Recorded information ::
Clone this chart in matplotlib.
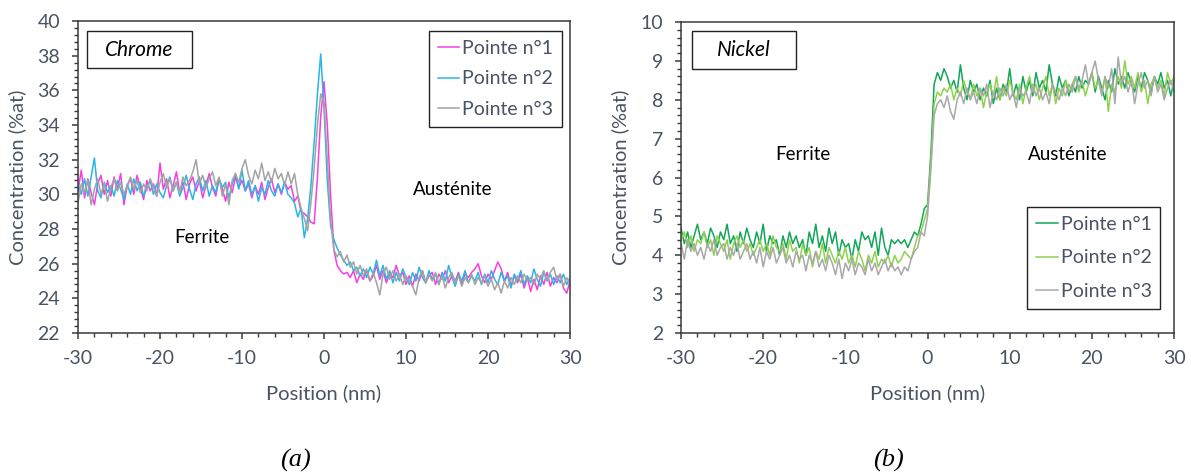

--

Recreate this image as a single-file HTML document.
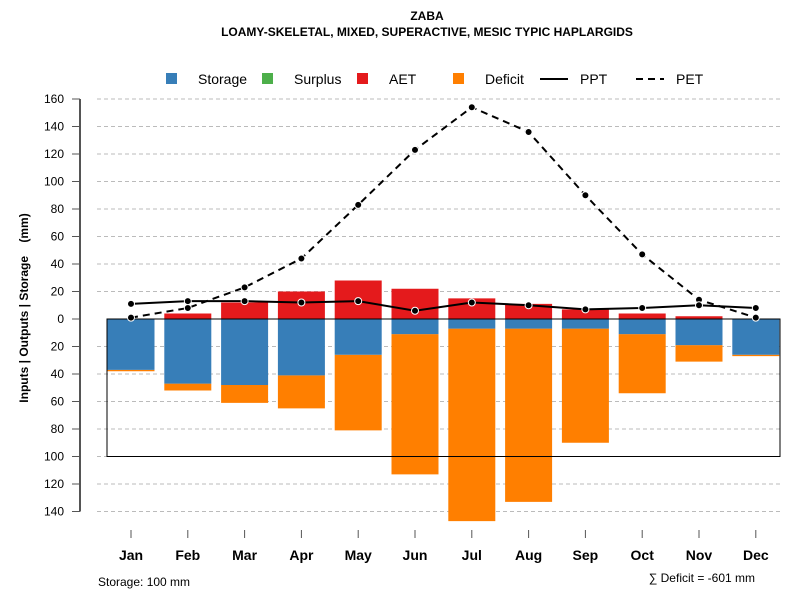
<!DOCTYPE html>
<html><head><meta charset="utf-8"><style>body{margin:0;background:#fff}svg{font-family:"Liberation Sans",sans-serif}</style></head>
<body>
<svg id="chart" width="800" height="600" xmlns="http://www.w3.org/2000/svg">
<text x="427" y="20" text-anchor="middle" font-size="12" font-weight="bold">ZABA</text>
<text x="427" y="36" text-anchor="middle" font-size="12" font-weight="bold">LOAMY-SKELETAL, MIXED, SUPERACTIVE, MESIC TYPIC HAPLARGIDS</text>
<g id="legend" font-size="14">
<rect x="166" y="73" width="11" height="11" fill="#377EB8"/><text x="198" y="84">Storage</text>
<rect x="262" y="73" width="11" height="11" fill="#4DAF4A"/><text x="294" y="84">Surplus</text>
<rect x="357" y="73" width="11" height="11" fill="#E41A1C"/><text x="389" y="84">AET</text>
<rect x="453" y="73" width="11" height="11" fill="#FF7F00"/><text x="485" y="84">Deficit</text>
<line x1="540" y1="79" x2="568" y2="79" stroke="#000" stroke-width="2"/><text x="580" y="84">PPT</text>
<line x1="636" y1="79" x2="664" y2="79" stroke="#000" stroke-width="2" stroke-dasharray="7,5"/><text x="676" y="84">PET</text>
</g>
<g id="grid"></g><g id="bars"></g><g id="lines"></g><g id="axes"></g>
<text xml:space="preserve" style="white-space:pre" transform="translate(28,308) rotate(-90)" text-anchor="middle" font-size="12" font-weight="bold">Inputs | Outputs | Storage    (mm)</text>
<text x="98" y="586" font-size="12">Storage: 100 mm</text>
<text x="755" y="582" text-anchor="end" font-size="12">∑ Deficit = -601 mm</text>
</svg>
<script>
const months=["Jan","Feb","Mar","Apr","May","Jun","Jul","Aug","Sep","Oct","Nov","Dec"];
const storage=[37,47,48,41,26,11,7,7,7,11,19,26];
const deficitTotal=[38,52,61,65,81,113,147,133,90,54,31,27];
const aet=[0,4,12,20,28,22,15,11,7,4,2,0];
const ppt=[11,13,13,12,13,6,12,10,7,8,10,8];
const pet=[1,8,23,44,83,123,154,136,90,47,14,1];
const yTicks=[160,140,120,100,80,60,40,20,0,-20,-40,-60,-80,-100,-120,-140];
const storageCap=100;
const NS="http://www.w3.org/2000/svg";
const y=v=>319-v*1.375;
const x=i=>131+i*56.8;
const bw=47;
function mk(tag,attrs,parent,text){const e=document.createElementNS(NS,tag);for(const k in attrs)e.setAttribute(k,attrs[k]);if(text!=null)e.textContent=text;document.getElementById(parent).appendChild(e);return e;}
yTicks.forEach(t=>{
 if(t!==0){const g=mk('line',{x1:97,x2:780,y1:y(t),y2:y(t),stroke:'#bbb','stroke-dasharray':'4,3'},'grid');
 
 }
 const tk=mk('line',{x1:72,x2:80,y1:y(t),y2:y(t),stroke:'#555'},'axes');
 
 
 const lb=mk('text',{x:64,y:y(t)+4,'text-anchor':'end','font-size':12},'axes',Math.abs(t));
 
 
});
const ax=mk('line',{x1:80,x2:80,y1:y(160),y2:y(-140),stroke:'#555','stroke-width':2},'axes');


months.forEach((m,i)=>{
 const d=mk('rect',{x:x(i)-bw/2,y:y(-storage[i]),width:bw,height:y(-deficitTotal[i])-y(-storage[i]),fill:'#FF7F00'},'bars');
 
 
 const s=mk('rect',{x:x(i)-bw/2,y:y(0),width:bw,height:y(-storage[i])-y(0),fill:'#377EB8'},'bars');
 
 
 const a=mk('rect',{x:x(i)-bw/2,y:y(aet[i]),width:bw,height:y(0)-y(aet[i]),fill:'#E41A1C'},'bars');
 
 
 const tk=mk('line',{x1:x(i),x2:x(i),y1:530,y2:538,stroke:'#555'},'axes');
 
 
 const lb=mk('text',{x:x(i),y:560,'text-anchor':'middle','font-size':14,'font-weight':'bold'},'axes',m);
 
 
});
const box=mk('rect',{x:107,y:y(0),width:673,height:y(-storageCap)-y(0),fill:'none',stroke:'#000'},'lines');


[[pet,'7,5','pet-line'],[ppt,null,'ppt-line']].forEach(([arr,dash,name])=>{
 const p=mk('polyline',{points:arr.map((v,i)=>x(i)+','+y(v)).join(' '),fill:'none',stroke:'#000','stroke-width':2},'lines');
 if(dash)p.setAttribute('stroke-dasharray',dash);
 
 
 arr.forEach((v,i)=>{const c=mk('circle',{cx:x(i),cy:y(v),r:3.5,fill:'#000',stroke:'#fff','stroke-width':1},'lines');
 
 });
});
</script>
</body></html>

--

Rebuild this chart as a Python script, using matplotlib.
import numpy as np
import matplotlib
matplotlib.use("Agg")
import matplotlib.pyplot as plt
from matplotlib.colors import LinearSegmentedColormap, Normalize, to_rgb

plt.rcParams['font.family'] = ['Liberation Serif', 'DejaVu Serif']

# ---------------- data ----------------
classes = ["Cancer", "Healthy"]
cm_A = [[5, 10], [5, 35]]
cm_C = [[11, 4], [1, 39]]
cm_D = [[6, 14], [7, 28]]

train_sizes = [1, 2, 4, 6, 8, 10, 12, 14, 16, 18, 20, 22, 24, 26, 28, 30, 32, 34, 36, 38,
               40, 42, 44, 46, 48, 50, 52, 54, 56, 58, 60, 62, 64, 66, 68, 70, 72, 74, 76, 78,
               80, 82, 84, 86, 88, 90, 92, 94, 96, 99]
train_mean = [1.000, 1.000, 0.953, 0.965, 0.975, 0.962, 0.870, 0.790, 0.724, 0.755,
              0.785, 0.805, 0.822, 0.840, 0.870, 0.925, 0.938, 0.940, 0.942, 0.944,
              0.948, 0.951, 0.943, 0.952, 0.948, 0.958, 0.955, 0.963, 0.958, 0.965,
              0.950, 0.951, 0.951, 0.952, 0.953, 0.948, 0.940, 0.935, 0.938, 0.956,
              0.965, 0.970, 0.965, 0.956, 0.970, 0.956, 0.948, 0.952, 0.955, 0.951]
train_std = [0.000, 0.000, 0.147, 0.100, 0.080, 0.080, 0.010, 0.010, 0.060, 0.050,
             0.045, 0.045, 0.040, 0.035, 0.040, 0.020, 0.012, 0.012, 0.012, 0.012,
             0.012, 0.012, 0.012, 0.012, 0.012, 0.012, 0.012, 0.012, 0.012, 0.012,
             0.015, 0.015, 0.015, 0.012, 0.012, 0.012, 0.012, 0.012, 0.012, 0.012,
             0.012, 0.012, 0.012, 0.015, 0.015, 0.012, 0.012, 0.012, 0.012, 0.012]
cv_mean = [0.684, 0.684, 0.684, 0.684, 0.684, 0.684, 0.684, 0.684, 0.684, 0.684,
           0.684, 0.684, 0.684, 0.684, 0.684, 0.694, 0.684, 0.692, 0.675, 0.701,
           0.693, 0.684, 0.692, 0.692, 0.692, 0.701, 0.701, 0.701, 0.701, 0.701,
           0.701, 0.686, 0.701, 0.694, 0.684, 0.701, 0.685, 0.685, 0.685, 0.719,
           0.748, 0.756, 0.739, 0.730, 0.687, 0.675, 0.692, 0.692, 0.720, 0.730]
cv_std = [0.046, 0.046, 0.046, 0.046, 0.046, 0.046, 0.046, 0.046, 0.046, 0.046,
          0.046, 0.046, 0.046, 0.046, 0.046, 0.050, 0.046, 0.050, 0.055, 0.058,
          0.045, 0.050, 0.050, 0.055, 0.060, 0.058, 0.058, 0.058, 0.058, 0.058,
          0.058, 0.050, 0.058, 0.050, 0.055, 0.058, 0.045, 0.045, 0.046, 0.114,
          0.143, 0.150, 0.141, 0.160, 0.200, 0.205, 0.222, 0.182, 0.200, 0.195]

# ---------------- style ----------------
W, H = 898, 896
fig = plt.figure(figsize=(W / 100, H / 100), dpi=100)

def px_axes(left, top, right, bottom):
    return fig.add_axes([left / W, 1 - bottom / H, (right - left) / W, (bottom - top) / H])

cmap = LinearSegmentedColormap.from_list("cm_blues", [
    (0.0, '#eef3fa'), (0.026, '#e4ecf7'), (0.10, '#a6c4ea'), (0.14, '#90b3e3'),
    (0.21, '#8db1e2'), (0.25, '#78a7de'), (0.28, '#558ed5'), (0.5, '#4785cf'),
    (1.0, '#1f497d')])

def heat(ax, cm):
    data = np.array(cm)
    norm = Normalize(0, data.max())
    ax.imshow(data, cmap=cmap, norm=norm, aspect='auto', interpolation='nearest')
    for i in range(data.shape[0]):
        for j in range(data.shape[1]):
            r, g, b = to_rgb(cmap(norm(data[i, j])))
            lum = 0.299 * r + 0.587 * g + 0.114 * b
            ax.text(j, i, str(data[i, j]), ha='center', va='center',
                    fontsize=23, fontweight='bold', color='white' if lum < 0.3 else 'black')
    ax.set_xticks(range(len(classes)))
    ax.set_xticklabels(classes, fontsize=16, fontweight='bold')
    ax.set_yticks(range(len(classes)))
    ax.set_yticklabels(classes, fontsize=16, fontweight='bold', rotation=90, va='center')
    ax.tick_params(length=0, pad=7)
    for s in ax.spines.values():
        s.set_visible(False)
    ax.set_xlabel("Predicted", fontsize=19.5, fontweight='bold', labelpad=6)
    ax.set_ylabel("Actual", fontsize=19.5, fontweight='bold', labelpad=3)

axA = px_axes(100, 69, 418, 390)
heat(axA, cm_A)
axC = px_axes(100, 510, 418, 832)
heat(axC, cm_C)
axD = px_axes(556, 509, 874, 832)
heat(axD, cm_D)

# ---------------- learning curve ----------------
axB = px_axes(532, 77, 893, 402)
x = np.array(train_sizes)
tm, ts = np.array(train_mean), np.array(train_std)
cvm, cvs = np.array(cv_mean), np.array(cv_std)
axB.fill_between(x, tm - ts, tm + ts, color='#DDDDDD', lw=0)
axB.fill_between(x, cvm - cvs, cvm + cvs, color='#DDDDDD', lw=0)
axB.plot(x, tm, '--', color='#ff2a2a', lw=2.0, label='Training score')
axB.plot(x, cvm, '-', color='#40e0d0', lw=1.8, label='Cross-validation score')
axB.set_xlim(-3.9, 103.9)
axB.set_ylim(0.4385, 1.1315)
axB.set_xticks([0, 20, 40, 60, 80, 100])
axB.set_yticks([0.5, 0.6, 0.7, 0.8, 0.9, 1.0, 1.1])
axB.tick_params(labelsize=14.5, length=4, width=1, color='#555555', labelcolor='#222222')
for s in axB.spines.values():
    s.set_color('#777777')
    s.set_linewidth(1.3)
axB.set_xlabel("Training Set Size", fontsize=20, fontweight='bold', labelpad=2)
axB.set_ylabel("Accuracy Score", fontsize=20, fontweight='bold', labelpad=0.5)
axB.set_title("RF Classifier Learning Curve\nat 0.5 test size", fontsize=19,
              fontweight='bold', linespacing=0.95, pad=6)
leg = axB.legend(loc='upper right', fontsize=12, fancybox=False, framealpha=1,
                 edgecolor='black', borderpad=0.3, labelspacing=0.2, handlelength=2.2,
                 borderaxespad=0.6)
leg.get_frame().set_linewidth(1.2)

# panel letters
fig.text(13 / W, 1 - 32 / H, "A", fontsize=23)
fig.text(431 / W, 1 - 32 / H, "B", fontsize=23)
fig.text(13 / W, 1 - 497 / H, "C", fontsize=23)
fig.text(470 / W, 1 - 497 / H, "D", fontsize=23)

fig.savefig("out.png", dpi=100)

Problem to work on :: Quote word for word every line from the one that has "Rebuild this chart" through the one that has "plt.rcParams['font.family'] = ['Liberation".

Written answer ::
Rebuild this chart as a Python script, using matplotlib.
import numpy as np
import matplotlib
matplotlib.use("Agg")
import matplotlib.pyplot as plt
from matplotlib.colors import LinearSegmentedColormap, Normalize, to_rgb

plt.rcParams['font.family'] = ['Liberation Serif', 'DejaVu Serif']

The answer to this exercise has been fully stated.